### PROBLEM:
Copy every line that holds "React".

### SOURCE EXCERPT:
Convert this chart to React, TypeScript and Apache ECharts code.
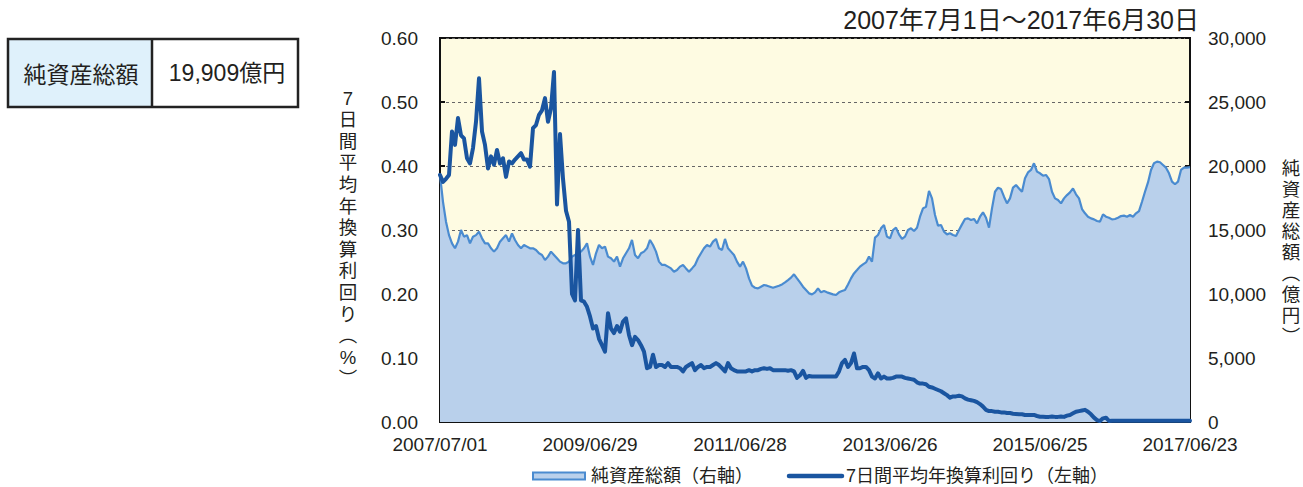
import React, { useEffect, useRef } from 'react';
import * as echarts from 'echarts';

// x-axis tick labels (every 50 samples)
const xTickLabels = ['2007/07/01', '2009/06/29', '2011/06/28', '2013/06/26', '2015/06/25', '2017/06/23'];

// 7日間平均年換算利回り (%) – left axis
const yieldValues = [
  0.386, 0.375, 0.38, 0.386, 0.454, 0.433, 0.475, 0.448, 0.443, 0.412,
  0.404, 0.428, 0.469, 0.537, 0.454, 0.433, 0.396, 0.415, 0.402, 0.425,
  0.404, 0.412, 0.383, 0.407, 0.404, 0.41, 0.415, 0.42, 0.41, 0.41,
  0.399, 0.459, 0.464, 0.48, 0.487, 0.506, 0.469, 0.49, 0.547, 0.34,
  0.45, 0.38, 0.33, 0.313, 0.2, 0.19, 0.3, 0.19, 0.188, 0.18,
  0.165, 0.146, 0.15, 0.13, 0.12, 0.11, 0.17, 0.146, 0.139, 0.15,
  0.141, 0.157, 0.162, 0.136, 0.12, 0.133, 0.128, 0.12, 0.11, 0.084,
  0.086, 0.105, 0.086, 0.089, 0.089, 0.086, 0.092, 0.086, 0.086, 0.086,
  0.084, 0.079, 0.086, 0.089, 0.092, 0.081, 0.086, 0.089, 0.084, 0.086,
  0.086, 0.089, 0.092, 0.089, 0.084, 0.079, 0.092, 0.084, 0.081, 0.079,
  0.079, 0.079, 0.079, 0.081, 0.079, 0.081, 0.081, 0.083, 0.084, 0.083,
  0.084, 0.081, 0.081, 0.081, 0.081, 0.081, 0.08, 0.081, 0.079, 0.069,
  0.073, 0.08, 0.069, 0.072, 0.071, 0.071, 0.071, 0.071, 0.071, 0.071,
  0.071, 0.071, 0.071, 0.079, 0.092, 0.097, 0.086, 0.092, 0.107, 0.084,
  0.084, 0.086, 0.086, 0.081, 0.071, 0.068, 0.076, 0.068, 0.071, 0.068,
  0.068, 0.069, 0.071, 0.071, 0.071, 0.069, 0.068, 0.067, 0.066, 0.062,
  0.06, 0.06, 0.059, 0.055, 0.054, 0.052, 0.05, 0.048, 0.045, 0.042,
  0.038, 0.04, 0.04, 0.041, 0.04, 0.037, 0.035, 0.034, 0.033, 0.031,
  0.028, 0.024, 0.019, 0.017, 0.017, 0.016, 0.016, 0.015, 0.015, 0.014,
  0.014, 0.013, 0.0125, 0.012, 0.012, 0.011, 0.011, 0.011, 0.011, 0.0094,
  0.0083, 0.0083, 0.008, 0.008, 0.0085, 0.008, 0.008, 0.0085, 0.008, 0.0099,
  0.011, 0.0135, 0.016, 0.017, 0.018, 0.019, 0.016, 0.012, 0.0068, 0.003,
  0.0015, 0.0057, 0.0068, 0.0015, 0.002, 0.002, 0.002, 0.002, 0.002, 0.002,
  0.002, 0.002, 0.002, 0.002, 0.002, 0.002, 0.002, 0.002, 0.002, 0.002,
  0.002, 0.002, 0.002, 0.002, 0.002, 0.002, 0.002, 0.002, 0.002, 0.002,
  0.002,
];

// 純資産総額 (億円) – right axis
const netAssets = [
  19300, 17200, 15650, 14600, 13960, 13570, 14090, 15000, 14480, 14600,
  13960, 14480, 14600, 14870, 14350, 13960, 13960, 13570, 13310, 13570,
  14090, 14350, 14600, 14090, 14740, 14220, 13830, 13570, 13830, 13700,
  13570, 13570, 13440, 13180, 13050, 12660, 12920, 13310, 13050, 12790,
  12530, 12400, 12400, 12530, 12920, 13050, 13180, 13310, 13570, 13960,
  12920, 12270, 13180, 13830, 13570, 13700, 12920, 12790, 12530, 12920,
  12140, 12790, 13180, 13570, 14220, 13050, 12790, 13180, 13310, 13570,
  14220, 13830, 13310, 12530, 12270, 12270, 12140, 12000, 11740, 11870,
  12140, 12270, 12000, 11740, 12000, 12270, 12790, 13180, 13570, 13830,
  13700, 14090, 14300, 13570, 13440, 14300, 13570, 13310, 13050, 12530,
  12140, 12530, 12000, 11220, 10650, 10490, 10440, 10570, 10700, 10650,
  10570, 10490, 10570, 10650, 10750, 10910, 11090, 11280, 11540, 11220,
  10910, 10570, 10310, 10050, 9970, 10130, 10440, 10130, 10230, 10130,
  10050, 9970, 9920, 10130, 10230, 10310, 10750, 11220, 11610, 11870,
  12140, 12320, 12470, 12920, 12530, 14400, 14610, 15130, 15390, 14480,
  14350, 15000, 15180, 14660, 14300, 14480, 15000, 15130, 14920, 15180,
  16040, 16690, 16820, 18050, 17470, 16170, 15340, 15390, 14870, 14660,
  14740, 14610, 14530, 15000, 15440, 15860, 15910, 15780, 15860, 15520,
  16040, 16380, 15960, 15180, 16690, 17990, 18310, 18200, 17600, 17080,
  17470, 18310, 18510, 18250, 17990, 19040, 19500, 19690, 20210, 19560,
  19430, 19240, 19300, 18980, 17990, 17470, 17340, 17080, 17470, 17730,
  17940, 18250, 17790, 17470, 16640, 16300, 16040, 15910, 15830, 15700,
  15650, 16220, 16040, 15960, 15830, 15860, 15960, 16090, 16120, 16040,
  16170, 16040, 16300, 16480, 17210, 17990, 18720, 19690, 20210, 20340,
  20290, 20080, 19870, 19430, 18780, 18570, 18780, 19690, 19870, 19870,
  19909,
];

const leftTicks = [0, 0.1, 0.2, 0.3, 0.4, 0.5, 0.6];
const rightTicks = [0, 5000, 10000, 15000, 20000, 25000, 30000];

const titleText = '2007年7月1日～2017年6月30日';
const tableLabel = '純資産総額';
const tableValue = '19,909億円';
const leftAxisName = ['7', '日', '間', '平', '均', '年', '換', '算', '利', '回', 'り', '︵', '%', '︶'];
const rightAxisName = ['純', '資', '産', '総', '額', '︵', '億', '円', '︶'];
const legendNames = ['純資産総額（右軸）', '7日間平均年換算利回り（左軸）'];

const FONT = "'Liberation Sans', 'Noto Sans CJK JP', sans-serif";
const CJK = "'Noto Sans CJK JP', 'Liberation Sans', sans-serif";
const TEXT = '#231f20';
const DARK = '#1a55a0';
const AREA_LINE = '#4a8bd0';
const AREA_FILL = '#b9d0eb';

export default function App() {
  const ref = useRef<HTMLDivElement>(null);

  useEffect(() => {
    document.body.style.margin = '0';
    if (!ref.current) return;
    const chart = echarts.init(ref.current, null, { renderer: 'svg' });
    const categories = netAssets.map((_, i) => String(i));
    const step = 50;

    const txt = (text: string, x: number, y: number, size: number, align: string, vAlign: string, family = FONT, extra: any = {}) => ({
      type: 'text',
      x,
      y,
      silent: true,
      style: {
        text,
        fill: TEXT,
        fontSize: size,
        fontFamily: family,
        textAlign: align,
        textVerticalAlign: vAlign,
        align,
        verticalAlign: vAlign,
        ...extra,
      },
    });

    const leftNameEls = leftAxisName.map((ch, i) => txt(ch, 348, 98 + i * 21.6, 18.5, 'center', 'middle', FONT, { lineHeight: 20 }));
    const rightNameEls = rightAxisName.map((ch, i) => txt(ch, 1291, 168 + i * 21, 18.5, 'center', 'middle', FONT, { lineHeight: 20 }));

    chart.setOption({
      animation: false,
      backgroundColor: '#ffffff',
      grid: {
        left: 440,
        top: 38,
        width: 750,
        height: 384,
        show: true,
        backgroundColor: '#fefbe2',
        borderColor: '#111',
        borderWidth: 2,
        containLabel: false,
      },
      xAxis: {
        type: 'category',
        data: categories,
        boundaryGap: false,
        axisLine: { show: true, lineStyle: { color: '#111', width: 2 } },
        axisTick: { show: true, inside: true, length: 5, interval: step - 1, lineStyle: { color: '#111', width: 2 } },
        axisLabel: {
          interval: step - 1,
          margin: 13,
          fontSize: 19,
          fontFamily: FONT,
          color: TEXT,
          formatter: (_v: string, idx: number) => (idx % step === 0 ? xTickLabels[idx / step] ?? '' : ''),
        },
        splitLine: { show: false },
      },
      yAxis: [
        {
          type: 'value',
          min: leftTicks[0],
          max: leftTicks[leftTicks.length - 1],
          interval: 0.1,
          position: 'left',
          axisLine: { show: true, lineStyle: { color: '#111', width: 2 } },
          axisTick: { show: true, inside: true, length: 5, lineStyle: { color: '#111', width: 2 } },
          axisLabel: { margin: 22, fontSize: 19, fontFamily: FONT, color: TEXT, formatter: (v: number) => v.toFixed(2) },
          splitLine: { show: true, lineStyle: { color: '#666', width: 1, type: [3, 3] } },
        },
        {
          type: 'value',
          min: rightTicks[0],
          max: rightTicks[rightTicks.length - 1],
          interval: 5000,
          position: 'right',
          axisLine: { show: true, lineStyle: { color: '#111', width: 2 } },
          axisTick: { show: true, inside: true, length: 5, lineStyle: { color: '#111', width: 2 } },
          axisLabel: { margin: 18, fontSize: 19, fontFamily: FONT, color: TEXT, formatter: (v: number) => v.toLocaleString('en-US') },
          splitLine: { show: false },
        },
      ],
      series: [
        {
          name: legendNames[0],
          type: 'line',
          yAxisIndex: 1,
          data: netAssets,
          showSymbol: false,
          symbol: 'none',
          silent: true,
          lineStyle: { color: AREA_LINE, width: 2.2 },
          areaStyle: { color: AREA_FILL, opacity: 1 },
          z: 2,
        },
        {
          name: legendNames[1],
          type: 'line',
          yAxisIndex: 0,
          data: yieldValues,
          showSymbol: false,
          symbol: 'none',
          silent: true,
          lineStyle: { color: DARK, width: 4, join: 'round', cap: 'round' },
          z: 3,
        },
      ],
      graphic: [
        // table
        { type: 'rect', silent: true, shape: { x: 8, y: 39, width: 144, height: 68 }, style: { fill: '#dff1fb' } },
        { type: 'rect', silent: true, shape: { x: 152, y: 39, width: 146, height: 68 }, style: { fill: '#ffffff' } },
        { type: 'rect', silent: true, shape: { x: 8, y: 39, width: 290, height: 68 }, style: { fill: 'none', stroke: '#222', lineWidth: 2.5 } },
        { type: 'line', silent: true, shape: { x1: 152, y1: 39, x2: 152, y2: 107 }, style: { stroke: '#222', lineWidth: 2.5 } },
        txt(tableLabel, 81, 73, 23, 'center', 'middle', CJK),
        txt(tableValue, 227, 73, 23, 'center', 'middle'),
        // title
        txt(titleText, 1199, 20, 25, 'right', 'middle'),
        // axis names
        ...leftNameEls,
        ...rightNameEls,
        // legend
        { type: 'rect', silent: true, shape: { x: 533, y: 472.5, width: 52, height: 7 }, style: { fill: AREA_FILL, stroke: AREA_LINE, lineWidth: 2 } },
        txt(legendNames[0], 591, 475.5, 18, 'left', 'middle', FONT, { lineHeight: 20 }),
        { type: 'line', silent: true, shape: { x1: 789, y1: 476, x2: 842, y2: 476 }, style: { stroke: DARK, lineWidth: 4.5, lineCap: 'round' } },
        txt(legendNames[1], 846, 475.5, 18, 'left', 'middle', FONT, { lineHeight: 20 }),
      ],
    });

    return () => chart.dispose();
  }, []);

  return <div ref={ref} style={{ width: 1303, height: 487 }} />;
}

### RESULT:
Convert this chart to React, TypeScript and Apache ECharts code.
import React, { useEffect, useRef } from 'react';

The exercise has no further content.